You trained a recommendation model. Now what — does it predict in real time when the user opens the app, or do you precompute every user's recs nightly and read from a cache? Same model, completely different infrastructure. Get the wrong answer and you either burn 10× the compute or fail to personalize at all.
Online serving is sub-100ms inference per request. Batch scoring is hourly/daily prediction over millions of users at once. Streaming scoring is the middle ground. Each fits a different product surface.
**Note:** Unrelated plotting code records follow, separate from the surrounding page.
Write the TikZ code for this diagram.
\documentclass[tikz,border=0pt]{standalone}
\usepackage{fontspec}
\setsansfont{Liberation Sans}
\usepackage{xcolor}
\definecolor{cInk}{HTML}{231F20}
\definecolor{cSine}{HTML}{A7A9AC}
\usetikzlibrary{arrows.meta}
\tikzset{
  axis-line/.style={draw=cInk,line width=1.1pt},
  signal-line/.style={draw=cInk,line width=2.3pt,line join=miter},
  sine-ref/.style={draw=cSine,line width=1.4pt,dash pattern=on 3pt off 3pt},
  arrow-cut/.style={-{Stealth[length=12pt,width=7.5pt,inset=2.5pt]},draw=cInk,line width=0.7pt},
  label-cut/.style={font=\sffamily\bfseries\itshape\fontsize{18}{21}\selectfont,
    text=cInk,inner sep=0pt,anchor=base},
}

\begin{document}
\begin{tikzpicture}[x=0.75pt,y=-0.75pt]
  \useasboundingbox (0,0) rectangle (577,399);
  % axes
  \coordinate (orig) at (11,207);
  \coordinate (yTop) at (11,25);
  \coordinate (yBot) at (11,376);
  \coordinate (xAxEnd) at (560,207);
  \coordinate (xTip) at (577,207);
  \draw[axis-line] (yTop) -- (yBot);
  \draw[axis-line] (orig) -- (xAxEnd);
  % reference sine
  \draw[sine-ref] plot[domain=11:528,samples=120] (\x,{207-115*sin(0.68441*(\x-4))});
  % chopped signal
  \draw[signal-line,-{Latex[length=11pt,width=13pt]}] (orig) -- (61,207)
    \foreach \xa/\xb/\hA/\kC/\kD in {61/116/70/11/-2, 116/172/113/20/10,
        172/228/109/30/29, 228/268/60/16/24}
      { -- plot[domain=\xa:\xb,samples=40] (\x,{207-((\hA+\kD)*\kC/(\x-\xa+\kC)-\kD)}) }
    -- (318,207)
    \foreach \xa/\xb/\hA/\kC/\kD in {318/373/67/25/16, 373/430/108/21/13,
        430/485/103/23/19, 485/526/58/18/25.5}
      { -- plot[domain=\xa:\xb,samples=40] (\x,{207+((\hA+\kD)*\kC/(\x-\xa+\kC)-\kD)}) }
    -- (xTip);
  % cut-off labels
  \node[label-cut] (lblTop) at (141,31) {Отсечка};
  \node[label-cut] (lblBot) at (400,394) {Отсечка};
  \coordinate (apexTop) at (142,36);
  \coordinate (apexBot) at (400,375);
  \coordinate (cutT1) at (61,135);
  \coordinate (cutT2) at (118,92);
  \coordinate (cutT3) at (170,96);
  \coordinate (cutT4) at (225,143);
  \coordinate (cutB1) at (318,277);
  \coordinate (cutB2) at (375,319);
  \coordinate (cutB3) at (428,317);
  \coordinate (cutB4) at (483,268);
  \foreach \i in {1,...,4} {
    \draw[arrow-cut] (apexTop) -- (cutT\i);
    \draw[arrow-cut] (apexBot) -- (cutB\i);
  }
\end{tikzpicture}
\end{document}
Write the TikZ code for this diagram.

The whole thing scales with traffic. 10k QPS = 10k inferences/sec. At that rate, every millisecond per inference matters. Hence why high-performance model servers (TensorFlow Serving, NVIDIA Triton, TorchServe) exist.
< 50 ms
p99 inference budget
~10 ms
small model on CPU
~30 ms
deep model on GPU
~5 ms
feature fetch (typical)
04
When batch beats online
Online sounds better — fresher predictions. It's also 10-100× more expensive per prediction. Use batch when:
Predictions are stable over hours. "Top 100 movies for this user" probably doesn't change in an hour. Compute nightly, serve from a KV store, save 99% of inference cost.
The product surface tolerates staleness. Email digest, "for you" widget on the homepage. Fine if it was computed 8 hours ago.
The candidate set is small + known ahead of time. Score every user × every item once; serve top-K from cache.
Use online when:
Context matters per request (current session, query, location).
The candidate set is huge and changes (search ranking over millions of products).
Latency-to-prediction matters (autocomplete suggesting words as you type).
05
Deep dive — the candidate generation + ranking pattern
Modern recommendation + search systems split serving into two stages — and use different modes for each:
Stage 1 — Candidate generation. From millions of items, narrow to ~hundreds. Often batch precomputed — a daily job runs ANN search over embeddings to build "top 200 similar items per user." Cached.
Stage 2 — Ranking. The 200 candidates are scored by a richer model online, with full real-time context. Output: ordered top 10 to show.
This split is everywhere — YouTube recommendation, Twitter feed ranking, Amazon search. Stage 1 takes care of "find relevant stuff" cheaply (batch). Stage 2 takes care of "rank what's relevant given right now" expensively (online).
Net cost: full ML model runs on hundreds of items per request, not millions. Latency stays in the 100ms budget. Personalization stays high because stage 2 is fully online with current context.
Interview answer
"Two-stage serving: batch candidate generation (precomputed daily, ANN over embeddings) narrows to top-200, then online ranking model scores those with real-time features. Reduces inference cost by 1000× vs ranking the full catalog online, while keeping freshness."
06
Real-world serving infra
TensorFlow Serving / TorchServe
Open-source model servers
HTTP / gRPC interface, batching, model versioning. The default for self-hosted online serving.